Starting with the first line of the data below, copy each line up to and including the one containing "x_ticks = [-12, -10, -8, -6, -4, -2, 0, 2]". Pictures stay out.
* begin Material provided *
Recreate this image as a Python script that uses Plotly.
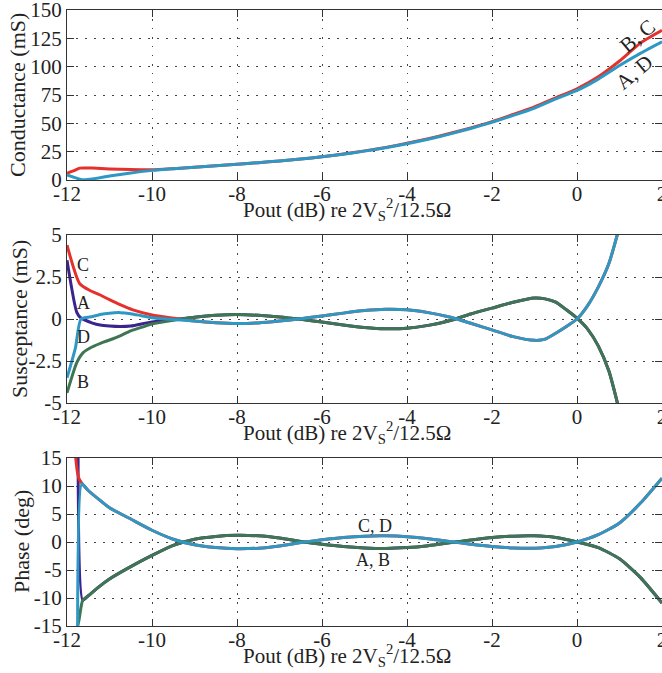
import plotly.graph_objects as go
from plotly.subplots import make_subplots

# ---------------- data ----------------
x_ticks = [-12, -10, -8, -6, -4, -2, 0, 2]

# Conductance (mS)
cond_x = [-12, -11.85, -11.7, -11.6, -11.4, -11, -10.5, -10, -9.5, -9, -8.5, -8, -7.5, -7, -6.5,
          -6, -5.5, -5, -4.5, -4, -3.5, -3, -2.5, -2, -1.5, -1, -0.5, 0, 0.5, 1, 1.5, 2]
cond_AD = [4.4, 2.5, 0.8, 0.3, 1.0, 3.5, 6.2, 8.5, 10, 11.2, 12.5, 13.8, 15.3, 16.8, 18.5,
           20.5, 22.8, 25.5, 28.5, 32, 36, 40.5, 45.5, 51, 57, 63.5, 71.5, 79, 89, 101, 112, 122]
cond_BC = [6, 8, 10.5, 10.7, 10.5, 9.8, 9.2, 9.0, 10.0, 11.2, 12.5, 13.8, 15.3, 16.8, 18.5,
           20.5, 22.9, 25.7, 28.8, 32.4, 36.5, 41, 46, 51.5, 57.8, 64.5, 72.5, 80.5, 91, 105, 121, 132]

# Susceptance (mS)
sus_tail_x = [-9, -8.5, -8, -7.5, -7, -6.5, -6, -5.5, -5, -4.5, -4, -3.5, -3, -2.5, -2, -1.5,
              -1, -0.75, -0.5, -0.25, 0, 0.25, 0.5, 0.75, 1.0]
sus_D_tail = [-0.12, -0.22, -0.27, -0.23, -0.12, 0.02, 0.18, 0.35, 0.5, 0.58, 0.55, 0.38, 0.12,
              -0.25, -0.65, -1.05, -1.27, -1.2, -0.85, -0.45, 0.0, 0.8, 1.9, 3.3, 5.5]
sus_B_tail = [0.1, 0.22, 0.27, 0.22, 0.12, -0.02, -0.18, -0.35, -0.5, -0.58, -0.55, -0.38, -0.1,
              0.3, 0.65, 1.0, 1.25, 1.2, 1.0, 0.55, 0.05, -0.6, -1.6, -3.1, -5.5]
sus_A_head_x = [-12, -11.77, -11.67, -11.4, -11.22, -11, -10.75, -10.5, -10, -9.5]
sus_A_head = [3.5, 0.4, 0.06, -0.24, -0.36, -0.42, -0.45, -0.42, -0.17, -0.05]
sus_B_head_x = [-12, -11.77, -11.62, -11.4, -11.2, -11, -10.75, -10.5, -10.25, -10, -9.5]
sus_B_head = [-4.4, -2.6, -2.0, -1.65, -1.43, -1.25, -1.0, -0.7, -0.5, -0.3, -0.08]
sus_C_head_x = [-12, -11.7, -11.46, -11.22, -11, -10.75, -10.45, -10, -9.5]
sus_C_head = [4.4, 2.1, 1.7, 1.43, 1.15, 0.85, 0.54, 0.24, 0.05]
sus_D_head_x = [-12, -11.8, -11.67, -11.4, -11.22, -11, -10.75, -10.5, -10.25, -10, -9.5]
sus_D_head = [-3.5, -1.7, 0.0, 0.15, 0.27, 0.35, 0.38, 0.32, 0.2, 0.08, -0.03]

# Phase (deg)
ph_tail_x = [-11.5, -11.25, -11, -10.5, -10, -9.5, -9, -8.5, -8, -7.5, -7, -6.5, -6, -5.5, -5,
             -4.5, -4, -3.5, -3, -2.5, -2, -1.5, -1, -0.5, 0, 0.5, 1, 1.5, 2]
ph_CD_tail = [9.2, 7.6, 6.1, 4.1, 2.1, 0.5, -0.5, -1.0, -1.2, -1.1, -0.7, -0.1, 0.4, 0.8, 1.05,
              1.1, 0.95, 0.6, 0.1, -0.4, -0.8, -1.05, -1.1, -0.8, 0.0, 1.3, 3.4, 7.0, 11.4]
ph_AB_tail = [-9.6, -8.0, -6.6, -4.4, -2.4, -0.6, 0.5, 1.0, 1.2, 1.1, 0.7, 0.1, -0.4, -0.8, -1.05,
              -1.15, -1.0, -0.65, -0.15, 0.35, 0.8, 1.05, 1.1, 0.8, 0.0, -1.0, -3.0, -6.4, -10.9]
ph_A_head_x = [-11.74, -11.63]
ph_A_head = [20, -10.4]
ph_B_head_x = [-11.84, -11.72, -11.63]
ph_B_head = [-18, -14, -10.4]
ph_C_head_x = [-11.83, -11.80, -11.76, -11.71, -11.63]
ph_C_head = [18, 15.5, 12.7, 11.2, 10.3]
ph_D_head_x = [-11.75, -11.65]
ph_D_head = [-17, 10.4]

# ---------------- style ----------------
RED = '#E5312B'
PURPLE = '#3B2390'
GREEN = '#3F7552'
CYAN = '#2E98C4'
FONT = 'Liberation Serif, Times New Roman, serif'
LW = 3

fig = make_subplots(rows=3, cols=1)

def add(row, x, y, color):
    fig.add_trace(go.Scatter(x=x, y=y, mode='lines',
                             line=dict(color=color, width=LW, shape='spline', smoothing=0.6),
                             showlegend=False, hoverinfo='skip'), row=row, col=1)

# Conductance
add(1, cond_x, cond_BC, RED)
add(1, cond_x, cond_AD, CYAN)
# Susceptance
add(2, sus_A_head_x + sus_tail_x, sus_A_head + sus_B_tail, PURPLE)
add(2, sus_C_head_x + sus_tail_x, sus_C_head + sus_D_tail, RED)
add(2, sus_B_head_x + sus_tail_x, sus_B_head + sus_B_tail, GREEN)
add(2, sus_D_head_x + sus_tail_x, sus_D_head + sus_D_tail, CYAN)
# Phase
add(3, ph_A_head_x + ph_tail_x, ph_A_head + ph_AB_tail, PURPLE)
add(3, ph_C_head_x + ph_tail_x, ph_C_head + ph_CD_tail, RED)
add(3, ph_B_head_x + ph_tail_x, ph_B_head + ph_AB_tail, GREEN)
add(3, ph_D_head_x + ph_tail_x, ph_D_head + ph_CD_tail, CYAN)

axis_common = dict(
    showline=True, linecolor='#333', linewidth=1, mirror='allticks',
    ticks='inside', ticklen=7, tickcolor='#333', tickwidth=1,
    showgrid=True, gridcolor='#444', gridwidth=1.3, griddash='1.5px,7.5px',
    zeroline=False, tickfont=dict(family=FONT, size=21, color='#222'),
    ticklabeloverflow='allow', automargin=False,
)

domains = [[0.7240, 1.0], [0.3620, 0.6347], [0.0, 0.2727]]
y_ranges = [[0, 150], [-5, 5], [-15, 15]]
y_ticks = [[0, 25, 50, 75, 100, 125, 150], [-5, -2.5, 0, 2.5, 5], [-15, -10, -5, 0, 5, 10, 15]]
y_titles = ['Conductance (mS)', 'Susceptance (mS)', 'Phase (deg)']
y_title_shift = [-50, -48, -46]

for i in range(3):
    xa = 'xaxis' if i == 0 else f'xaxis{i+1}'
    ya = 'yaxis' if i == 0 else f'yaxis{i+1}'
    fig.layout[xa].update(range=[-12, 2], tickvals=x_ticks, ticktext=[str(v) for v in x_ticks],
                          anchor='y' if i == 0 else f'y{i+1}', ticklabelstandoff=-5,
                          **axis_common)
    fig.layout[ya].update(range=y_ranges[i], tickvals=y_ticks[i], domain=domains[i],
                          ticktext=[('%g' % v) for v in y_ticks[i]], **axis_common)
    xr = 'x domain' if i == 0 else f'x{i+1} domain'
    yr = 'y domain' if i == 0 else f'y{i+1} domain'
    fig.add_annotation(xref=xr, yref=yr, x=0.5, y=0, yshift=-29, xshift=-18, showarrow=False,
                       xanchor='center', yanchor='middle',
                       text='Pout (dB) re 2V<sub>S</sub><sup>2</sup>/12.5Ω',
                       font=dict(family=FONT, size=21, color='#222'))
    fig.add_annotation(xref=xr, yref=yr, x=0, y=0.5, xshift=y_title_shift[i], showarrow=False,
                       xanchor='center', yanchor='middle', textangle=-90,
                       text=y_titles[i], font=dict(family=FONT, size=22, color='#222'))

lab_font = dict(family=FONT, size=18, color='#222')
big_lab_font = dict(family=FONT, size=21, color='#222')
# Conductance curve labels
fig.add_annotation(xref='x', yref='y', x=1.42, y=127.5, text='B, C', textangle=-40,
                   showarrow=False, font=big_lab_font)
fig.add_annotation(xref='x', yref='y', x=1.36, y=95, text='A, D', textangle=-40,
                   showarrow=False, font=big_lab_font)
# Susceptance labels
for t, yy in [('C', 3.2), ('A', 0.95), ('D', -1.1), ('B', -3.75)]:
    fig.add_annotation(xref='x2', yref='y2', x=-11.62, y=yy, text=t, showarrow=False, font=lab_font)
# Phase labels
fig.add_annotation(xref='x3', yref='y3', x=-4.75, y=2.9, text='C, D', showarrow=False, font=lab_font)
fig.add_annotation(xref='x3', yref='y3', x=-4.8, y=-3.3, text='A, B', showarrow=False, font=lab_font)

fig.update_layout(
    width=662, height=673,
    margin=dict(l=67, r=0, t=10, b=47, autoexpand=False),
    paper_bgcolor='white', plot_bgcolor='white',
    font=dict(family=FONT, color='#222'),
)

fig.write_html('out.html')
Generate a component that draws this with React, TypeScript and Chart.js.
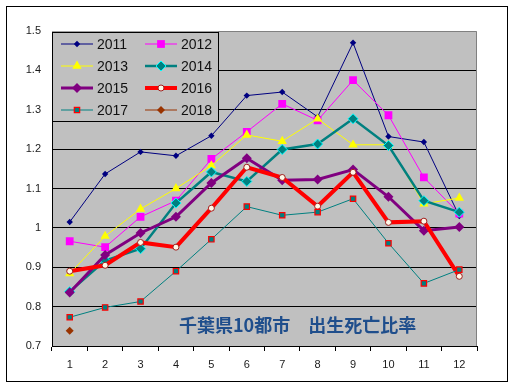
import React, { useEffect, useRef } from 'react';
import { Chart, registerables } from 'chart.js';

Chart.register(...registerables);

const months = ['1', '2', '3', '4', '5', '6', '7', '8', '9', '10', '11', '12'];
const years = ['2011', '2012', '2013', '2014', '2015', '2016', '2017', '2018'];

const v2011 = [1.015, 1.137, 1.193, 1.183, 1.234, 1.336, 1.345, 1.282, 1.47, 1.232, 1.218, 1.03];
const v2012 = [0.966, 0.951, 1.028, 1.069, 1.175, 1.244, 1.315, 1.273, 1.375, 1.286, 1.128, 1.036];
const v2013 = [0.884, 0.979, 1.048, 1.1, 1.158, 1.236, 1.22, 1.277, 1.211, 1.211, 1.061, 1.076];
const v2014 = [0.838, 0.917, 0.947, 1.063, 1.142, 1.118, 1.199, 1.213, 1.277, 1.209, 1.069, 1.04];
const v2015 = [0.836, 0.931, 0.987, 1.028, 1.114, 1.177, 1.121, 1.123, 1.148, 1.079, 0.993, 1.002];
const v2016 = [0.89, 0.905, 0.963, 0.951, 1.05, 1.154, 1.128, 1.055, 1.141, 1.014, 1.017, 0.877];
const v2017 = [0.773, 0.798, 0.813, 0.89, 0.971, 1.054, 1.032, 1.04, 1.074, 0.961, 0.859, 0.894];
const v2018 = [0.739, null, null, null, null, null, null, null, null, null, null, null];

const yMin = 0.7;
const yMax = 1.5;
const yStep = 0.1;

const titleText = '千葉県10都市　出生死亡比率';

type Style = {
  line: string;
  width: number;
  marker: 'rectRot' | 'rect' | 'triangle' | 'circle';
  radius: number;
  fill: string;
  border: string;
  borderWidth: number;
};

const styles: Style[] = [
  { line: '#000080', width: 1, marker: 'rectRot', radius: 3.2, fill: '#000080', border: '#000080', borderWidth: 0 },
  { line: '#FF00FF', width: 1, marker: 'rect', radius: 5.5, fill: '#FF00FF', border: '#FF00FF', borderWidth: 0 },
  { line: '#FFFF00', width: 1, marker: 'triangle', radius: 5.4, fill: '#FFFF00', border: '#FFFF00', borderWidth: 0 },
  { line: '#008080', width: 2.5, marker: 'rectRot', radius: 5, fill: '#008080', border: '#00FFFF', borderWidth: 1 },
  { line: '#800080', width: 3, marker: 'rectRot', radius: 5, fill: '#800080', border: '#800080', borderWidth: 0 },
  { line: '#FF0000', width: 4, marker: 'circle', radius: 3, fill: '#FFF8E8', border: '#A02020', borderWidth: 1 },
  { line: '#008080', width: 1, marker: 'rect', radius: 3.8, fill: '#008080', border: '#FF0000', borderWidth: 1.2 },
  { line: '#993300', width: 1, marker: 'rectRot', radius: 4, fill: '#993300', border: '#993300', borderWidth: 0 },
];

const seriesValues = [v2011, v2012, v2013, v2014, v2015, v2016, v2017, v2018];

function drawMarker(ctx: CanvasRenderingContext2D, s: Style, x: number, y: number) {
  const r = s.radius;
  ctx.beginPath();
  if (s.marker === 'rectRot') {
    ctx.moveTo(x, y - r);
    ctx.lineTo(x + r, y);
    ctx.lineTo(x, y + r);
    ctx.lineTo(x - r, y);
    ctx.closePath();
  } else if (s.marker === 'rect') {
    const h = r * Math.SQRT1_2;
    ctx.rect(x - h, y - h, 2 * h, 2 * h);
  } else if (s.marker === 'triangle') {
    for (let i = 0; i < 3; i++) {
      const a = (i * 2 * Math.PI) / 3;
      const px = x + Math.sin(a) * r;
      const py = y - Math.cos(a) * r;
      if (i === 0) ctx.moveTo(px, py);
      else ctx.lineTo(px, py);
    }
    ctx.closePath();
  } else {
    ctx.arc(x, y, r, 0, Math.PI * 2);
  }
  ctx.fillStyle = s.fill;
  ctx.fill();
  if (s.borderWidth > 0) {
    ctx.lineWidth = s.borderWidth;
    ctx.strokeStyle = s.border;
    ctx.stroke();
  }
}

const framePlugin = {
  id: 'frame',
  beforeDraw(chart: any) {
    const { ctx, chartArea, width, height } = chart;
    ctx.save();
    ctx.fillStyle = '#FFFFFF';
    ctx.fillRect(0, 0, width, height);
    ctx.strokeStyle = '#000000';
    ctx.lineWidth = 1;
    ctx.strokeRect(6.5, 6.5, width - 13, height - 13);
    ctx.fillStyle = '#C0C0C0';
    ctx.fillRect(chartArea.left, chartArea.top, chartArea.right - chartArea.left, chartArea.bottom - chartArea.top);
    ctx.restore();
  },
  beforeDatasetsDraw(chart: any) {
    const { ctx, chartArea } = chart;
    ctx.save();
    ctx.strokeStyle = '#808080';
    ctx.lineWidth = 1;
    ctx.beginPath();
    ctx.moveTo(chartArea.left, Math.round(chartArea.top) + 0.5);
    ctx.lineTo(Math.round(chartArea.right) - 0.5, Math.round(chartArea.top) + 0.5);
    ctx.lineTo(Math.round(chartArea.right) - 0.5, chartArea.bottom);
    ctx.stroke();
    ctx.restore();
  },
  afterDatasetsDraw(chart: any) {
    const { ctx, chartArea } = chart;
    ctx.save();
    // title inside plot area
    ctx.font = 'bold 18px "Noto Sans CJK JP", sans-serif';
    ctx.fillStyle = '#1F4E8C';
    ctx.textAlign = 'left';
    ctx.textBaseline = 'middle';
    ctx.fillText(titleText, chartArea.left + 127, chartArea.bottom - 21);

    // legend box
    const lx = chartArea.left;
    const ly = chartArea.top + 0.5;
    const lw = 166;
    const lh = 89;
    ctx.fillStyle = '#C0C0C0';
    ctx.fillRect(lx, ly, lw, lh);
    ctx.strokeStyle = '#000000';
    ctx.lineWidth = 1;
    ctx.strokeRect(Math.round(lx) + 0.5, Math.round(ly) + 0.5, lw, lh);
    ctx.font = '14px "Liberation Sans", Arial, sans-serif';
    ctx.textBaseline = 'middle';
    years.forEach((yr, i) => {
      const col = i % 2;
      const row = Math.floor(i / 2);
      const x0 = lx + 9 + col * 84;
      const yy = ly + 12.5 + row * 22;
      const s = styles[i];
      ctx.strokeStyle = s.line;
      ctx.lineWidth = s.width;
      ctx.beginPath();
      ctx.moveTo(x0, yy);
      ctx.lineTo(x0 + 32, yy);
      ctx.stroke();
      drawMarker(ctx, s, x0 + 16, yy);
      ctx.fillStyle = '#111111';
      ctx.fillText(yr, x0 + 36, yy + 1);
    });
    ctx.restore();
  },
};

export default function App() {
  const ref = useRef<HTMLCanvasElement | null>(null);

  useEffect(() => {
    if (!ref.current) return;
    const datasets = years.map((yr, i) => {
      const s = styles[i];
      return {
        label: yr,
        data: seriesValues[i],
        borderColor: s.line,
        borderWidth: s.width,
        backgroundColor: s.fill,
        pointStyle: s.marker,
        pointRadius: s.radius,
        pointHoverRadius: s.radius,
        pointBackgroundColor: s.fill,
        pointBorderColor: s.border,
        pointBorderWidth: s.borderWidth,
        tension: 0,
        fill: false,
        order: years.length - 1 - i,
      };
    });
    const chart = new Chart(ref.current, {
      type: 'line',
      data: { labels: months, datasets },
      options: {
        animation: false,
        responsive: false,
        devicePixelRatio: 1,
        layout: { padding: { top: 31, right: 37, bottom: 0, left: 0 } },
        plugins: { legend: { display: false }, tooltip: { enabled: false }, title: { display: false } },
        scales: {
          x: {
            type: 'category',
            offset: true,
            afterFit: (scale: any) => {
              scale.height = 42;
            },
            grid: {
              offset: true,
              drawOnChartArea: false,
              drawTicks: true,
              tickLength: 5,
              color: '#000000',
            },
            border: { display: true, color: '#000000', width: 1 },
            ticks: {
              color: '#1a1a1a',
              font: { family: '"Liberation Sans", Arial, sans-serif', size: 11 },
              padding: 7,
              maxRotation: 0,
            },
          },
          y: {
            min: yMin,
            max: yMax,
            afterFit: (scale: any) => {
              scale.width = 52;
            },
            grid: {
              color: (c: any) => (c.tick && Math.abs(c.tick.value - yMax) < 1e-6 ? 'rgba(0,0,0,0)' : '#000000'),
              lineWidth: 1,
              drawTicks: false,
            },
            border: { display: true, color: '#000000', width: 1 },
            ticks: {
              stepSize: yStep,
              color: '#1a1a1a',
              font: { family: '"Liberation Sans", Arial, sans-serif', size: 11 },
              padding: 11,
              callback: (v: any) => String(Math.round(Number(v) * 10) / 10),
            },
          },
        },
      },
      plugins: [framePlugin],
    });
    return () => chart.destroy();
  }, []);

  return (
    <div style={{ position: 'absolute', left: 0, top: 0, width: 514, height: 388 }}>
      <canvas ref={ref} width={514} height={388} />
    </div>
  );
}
* end Material provided *
• Solution below
Recreate this image as a Python script that uses Plotly.
import plotly.graph_objects as go
from plotly.subplots import make_subplots

# ---------------- data ----------------
x_ticks = [-12, -10, -8, -6, -4, -2, 0, 2]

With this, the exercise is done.